Max Forgensi of the U.S. Forest Service said training for volunteers to use the grooming machine was held Saturday, Dec. 15, just as a foot of snow arrived in high elevations.
“I expect we’ll get some grooming for this weekend,” he said. “It looks like a great time to go up.”
A dozen new volunteers were trained to use the Lower Utah Nordic Alliance (LUNA) grooming machine, bringing to about 24 the number of people who will keep trails in top shape this season, Forgensi said.
He noted that the road beyond Geyser Pass winter trailhead is now closed.
Last weekend’s storm, and more snow that arrived Tuesday night and early Wednesday morning, helped boost southeast Utah’s snow water equivalent, which was at 24 percent of normal for the water year that began Oct. 1, Forgensi said.
Moab area residents awoke Wednesday to a blanket of snow that ranged from 2.5 inches to 4 inches, said Jim Pringle, a National Weather Service meteorologist in Grand Junction, Colo.
About 8 inches fell in Gold Basin in the La Sal Mountains, he said, along with 6 inches overnight at Geyer Pass, where 17 inches of snow has accumulated for the season. Pringle said 12 inches of snow fell Tuesday night and early Wednesday in the Abajo Mountains west of Monticello and the same amount was recorded at East Willow Creek in northern Grand County.
The Utah Avalanche Center has opened for the season. Information on backcountry avalanche conditions, snow levels and road conditions is available by calling 259-SNOW or at www.utahavalanchecenter.org.
Advisories cover the Abajo Mountains west of Monticello and the La Sal Mountains.
Forgensi warned that early season snow is not consolidated, which creates safety concerns.
“The snow is very sensitive to human-triggered avalanches,” he said. “And just because you are on a Forest Service road doesn’t mean you’re safe.”
He recalled the death of a man last winter who was hit by an avalanche while riding an ATV on a Forest Service road in Beaver Basin.

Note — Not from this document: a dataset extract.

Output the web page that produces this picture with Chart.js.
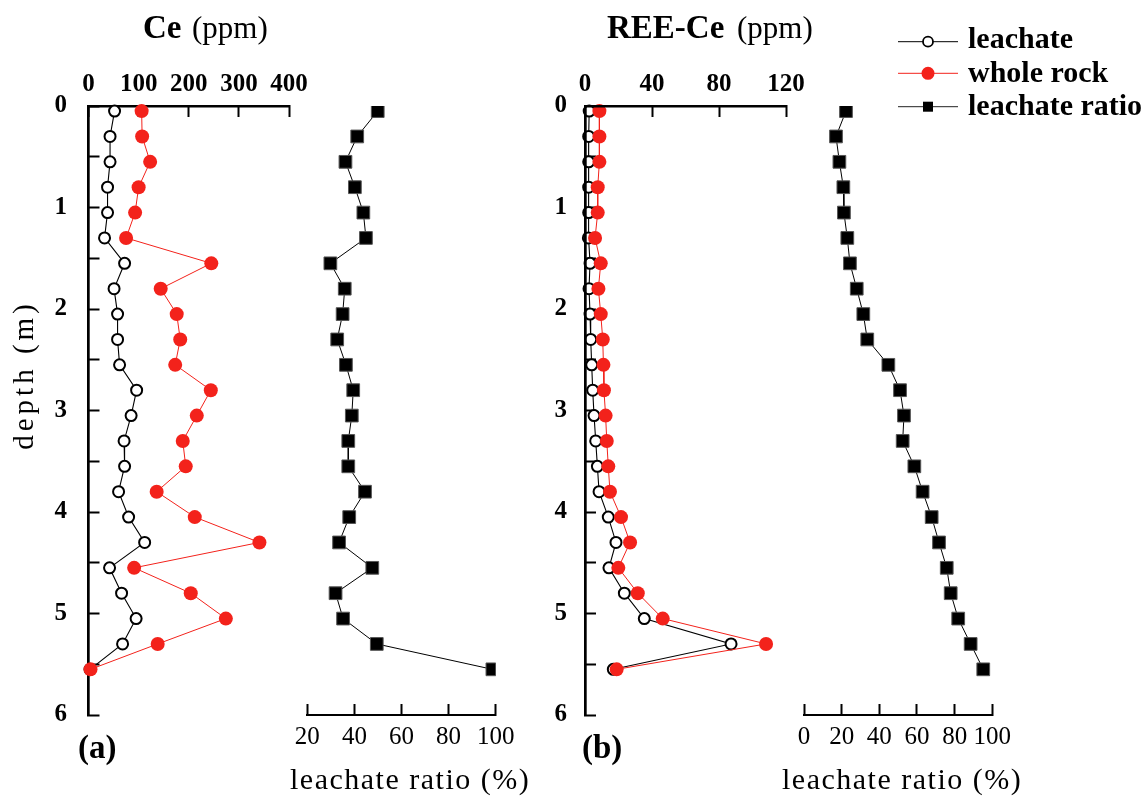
<!DOCTYPE html>
<html>
<head>
<meta charset="utf-8">
<script src="https://cdn.jsdelivr.net/npm/chart.js@4.4.0/dist/chart.umd.min.js"></script>
<style>
  html, body { margin: 0; padding: 0; background: #fff; }
  #wrap { position: relative; width: 1146px; height: 801px; overflow: hidden; }
  #wrap canvas { position: absolute; left: 0; top: 0; }
</style>
</head>
<body>
<div id="wrap">
  <canvas id="ceChart" width="1146" height="801"></canvas>
  <canvas id="ceRatioChart" width="1146" height="801"></canvas>
  <canvas id="reeChart" width="1146" height="801"></canvas>
  <canvas id="reeRatioChart" width="1146" height="801"></canvas>
</div>
<script>
// sampling depths (m)
const depth = [0.05, 0.3, 0.55, 0.8, 1.05, 1.3, 1.55, 1.8, 2.05, 2.3, 2.55, 2.8,
               3.05, 3.3, 3.55, 3.8, 4.05, 4.3, 4.55, 4.8, 5.05, 5.3, 5.55];

// (a) Ce, ppm
const ceLeachate = [52, 43, 43, 38, 38, 32, 72, 51, 58, 58, 62, 96,
                    85, 71, 72, 60, 80, 112, 42, 66, 95, 68, 3];
const ceWholeRock = [106, 107, 123, 100, 93, 75, 245, 144, 176, 183, 173, 244,
                     216, 188, 194, 136, 212, 341, 91, 204, 274, 138, 4];
const ceRatio = [49.9, 41.2, 36.2, 40.2, 43.8, 44.9, 29.8, 35.9, 35.0, 32.7, 36.4, 39.5,
                 38.9, 37.4, 37.4, 44.5, 37.8, 33.5, 47.6, 32.0, 35.2, 49.5, 98.6];

// (b) REE-Ce, ppm
const reeLeachate = [2.5, 2.2, 2.2, 2.2, 2.2, 2.0, 3.0, 2.4, 3.0, 3.4, 4.0, 4.6,
                     5.4, 6.4, 7.4, 8.4, 13.9, 18.5, 14.3, 23.5, 35.4, 87.2, 16.9];
const reeWholeRock = [8.6, 8.6, 8.6, 7.6, 7.6, 6.0, 9.4, 8.0, 9.4, 10.6, 11.0, 11.3,
                      12.3, 13.0, 13.9, 14.9, 21.5, 26.9, 19.9, 31.5, 46.4, 108.1, 18.9];
const reeRatio = [22.3, 17.0, 18.8, 20.9, 21.2, 23.0, 24.4, 28.0, 31.5, 33.6, 44.8, 51.0,
                  53.1, 52.4, 58.6, 63.0, 67.8, 71.7, 75.8, 77.9, 81.9, 88.5, 95.2];

const W = 1146, H = 801;
const RED = '#f3221b';
const serif = "'Liberation Serif', 'Times New Roman', serif";
const boldTicks = { family: serif, size: 25, weight: 'bold' };
const plainTicks = { family: serif, size: 25 };

function points(values) {
  return values.map((v, i) => ({ x: v, y: depth[i] }));
}

const inwardGrid = { drawOnChartArea: false, tickLength: -11, tickWidth: 2, color: '#000' };

// concentration profile: value axis on top, depth axis on the left
function concChart(id, area, xMax, xStep, yPad, borderZ, leach, whole) {
  return new Chart(document.getElementById(id), {
    type: 'scatter',
    data: {
      datasets: [
        { label: 'whole rock', data: points(whole), showLine: true, clip: false,
          borderColor: RED, borderWidth: 1, pointRadius: 7,
          pointBackgroundColor: RED, pointBorderWidth: 0 },
        { label: 'leachate', data: points(leach), showLine: true, clip: false,
          borderColor: '#000', borderWidth: 1.1, pointRadius: 5.5,
          pointBackgroundColor: '#fff', pointBorderColor: '#000', pointBorderWidth: 2 }
      ]
    },
    options: {
      responsive: false, animation: false, events: [],
      layout: { padding: { left: area.left - 60, top: area.top - 50,
                           right: W - area.right, bottom: H - area.bottom } },
      plugins: { legend: { display: false }, tooltip: { enabled: false } },
      scales: {
        x: {
          type: 'linear', position: 'top', min: 0, max: xMax,
          ticks: { stepSize: xStep, autoSkip: false, maxRotation: 0, minRotation: 0,
                   padding: 17.5, color: '#000', font: boldTicks },
          grid: inwardGrid,
          border: { color: '#000', width: 2.5, z: borderZ },
          afterFit: s => { s.height = 50; }
        },
        y: {
          type: 'linear', position: 'left', reverse: true, min: 0, max: 6,
          ticks: { stepSize: 0.5, autoSkip: false, padding: yPad, color: '#000', font: boldTicks,
                   callback: v => Number.isInteger(v) ? v : '' },
          grid: inwardGrid,
          border: { color: '#000', width: 2.7, z: borderZ },
          afterFit: s => { s.width = 60; }
        }
      }
    }
  });
}

// leachate ratio profile: percentage axis at the bottom, depth shared but hidden
function ratioChart(id, area, xMin, ratio, extra) {
  return new Chart(document.getElementById(id), {
    type: 'scatter',
    data: {
      datasets: [
        { label: 'leachate ratio', data: points(ratio), showLine: true,
          borderColor: '#000', borderWidth: 1, pointStyle: 'rect', pointRadius: 9,
          pointBackgroundColor: '#000', pointBorderColor: '#555', pointBorderWidth: 1 }
      ]
    },
    options: {
      responsive: false, animation: false, events: [],
      layout: { padding: { left: area.left, top: area.top,
                           right: W - area.right, bottom: H - area.bottom - 50 } },
      plugins: { legend: { display: false }, tooltip: { enabled: false } },
      scales: {
        x: {
          type: 'linear', position: 'bottom', min: xMin, max: 100,
          ticks: { stepSize: 20, autoSkip: false, maxRotation: 0, minRotation: 0,
                   padding: 18.5, color: '#000', font: plainTicks },
          grid: inwardGrid,
          border: { color: '#000', width: 2 },
          afterFit: s => { s.height = 50; }
        },
        y: { type: 'linear', display: false, reverse: true, min: 0, max: 6 }
      }
    },
    plugins: extra ? [extra] : []
  });
}

// titles, panel letters and the legend
const labelsAndLegend = {
  id: 'labelsAndLegend',
  afterDraw(chart) {
    const ctx = chart.ctx;
    ctx.save();
    ctx.fillStyle = '#000';
    ctx.textAlign = 'left';
    ctx.textBaseline = 'alphabetic';

    ctx.font = 'bold 33px ' + serif;
    ctx.fillText('Ce', 143, 38);
    ctx.fillText('REE-Ce', 607, 38);
    ctx.font = '31px ' + serif;
    ctx.fillText('(ppm)', 192, 38);
    ctx.fillText('(ppm)', 737, 38);

    ctx.font = 'bold 33px ' + serif;
    ctx.fillText('(a)', 78, 758);
    ctx.fillText('(b)', 582, 758);

    ctx.font = '30px ' + serif;
    ctx.letterSpacing = '1.5px';
    ctx.fillText('leachate ratio (%)', 290, 789);
    ctx.fillText('leachate ratio (%)', 782, 789);

    ctx.save();
    ctx.font = '29px ' + serif;
    ctx.letterSpacing = '4px';
    ctx.textAlign = 'center';
    ctx.translate(33, 375);
    ctx.rotate(-Math.PI / 2);
    ctx.fillText('depth (m)', 0, 0);
    ctx.restore();

    // legend
    const rows = [
      { text: 'leachate', y: 41.7, base: 48, line: '#000', kind: 'open' },
      { text: 'whole rock', y: 73.3, base: 82, line: RED, kind: 'dot' },
      { text: 'leachate ratio', y: 106.7, base: 115, line: '#222', kind: 'square' }
    ];
    ctx.letterSpacing = '0px';
    ctx.font = 'bold 30px ' + serif;
    rows.forEach(r => {
      ctx.strokeStyle = r.line;
      ctx.lineWidth = 1;
      ctx.beginPath();
      ctx.moveTo(898, r.y);
      ctx.lineTo(958, r.y);
      ctx.stroke();
      if (r.kind === 'open') {
        ctx.beginPath();
        ctx.arc(928, r.y, 5, 0, Math.PI * 2);
        ctx.fillStyle = '#fff';
        ctx.fill();
        ctx.lineWidth = 1.8;
        ctx.strokeStyle = '#000';
        ctx.stroke();
      } else if (r.kind === 'dot') {
        ctx.beginPath();
        ctx.arc(928, r.y, 6.5, 0, Math.PI * 2);
        ctx.fillStyle = RED;
        ctx.fill();
      } else {
        ctx.fillStyle = '#000';
        ctx.fillRect(923, r.y - 5, 10, 10);
      }
      ctx.fillStyle = '#000';
      ctx.fillText(r.text, 968, r.base);
    });
    ctx.restore();
  }
};

concChart('ceChart', { left: 88.5, top: 106, right: 289, bottom: 715 },
          400, 100, 32.5, 0, ceLeachate, ceWholeRock);
ratioChart('ceRatioChart', { left: 307.3, top: 106, right: 495.7, bottom: 715 },
           20, ceRatio);
concChart('reeChart', { left: 585, top: 106, right: 786, bottom: 715 },
          120, 40, 29, 1, reeLeachate, reeWholeRock);
ratioChart('reeRatioChart', { left: 804, top: 106, right: 992.3, bottom: 715 },
           0, reeRatio, labelsAndLegend);
</script>
</body>
</html>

Kirstin Peterson, a volunteers coordinator for LUNA, emphasized that the groomed trails will be safe throughout the winter. They are maintained with funding through the Grand County Recreation Special Service District, Moab Trail Mix, and private donations.
“Maintenance for the [grooming] machines can get expensive,” she said, adding that expenses also include gas and oil.
LUNA works with the Forest Service to keep trails groomed, Peterson said. Those who want to be notified when grooming has occurred may write to her at firstname.lastname@example.org to be placed on the email list. Volunteers try to groom twice a week.
Forgensi said San Juan County plows the road to the trails. Although lower-elevation roads for such things as school bus use are the county’s priority, Forgensi said, “When they get up there [on the mountain road] they really blow it out.”
Besides needing lots of volunteers to keep the ski trails groomed, he said help is also required to maintain the avalanche center. That comes via Friends of the La Sal Avalanche Center, Forgensi said, including Ed Grote who often donates his time to maintain weather stations.
“The sensors have to be maintained yearly so we’re getting accurate data,” Forgensi said. “Without all the community support, LUNA and the avalanche center would not be as successful as they are.”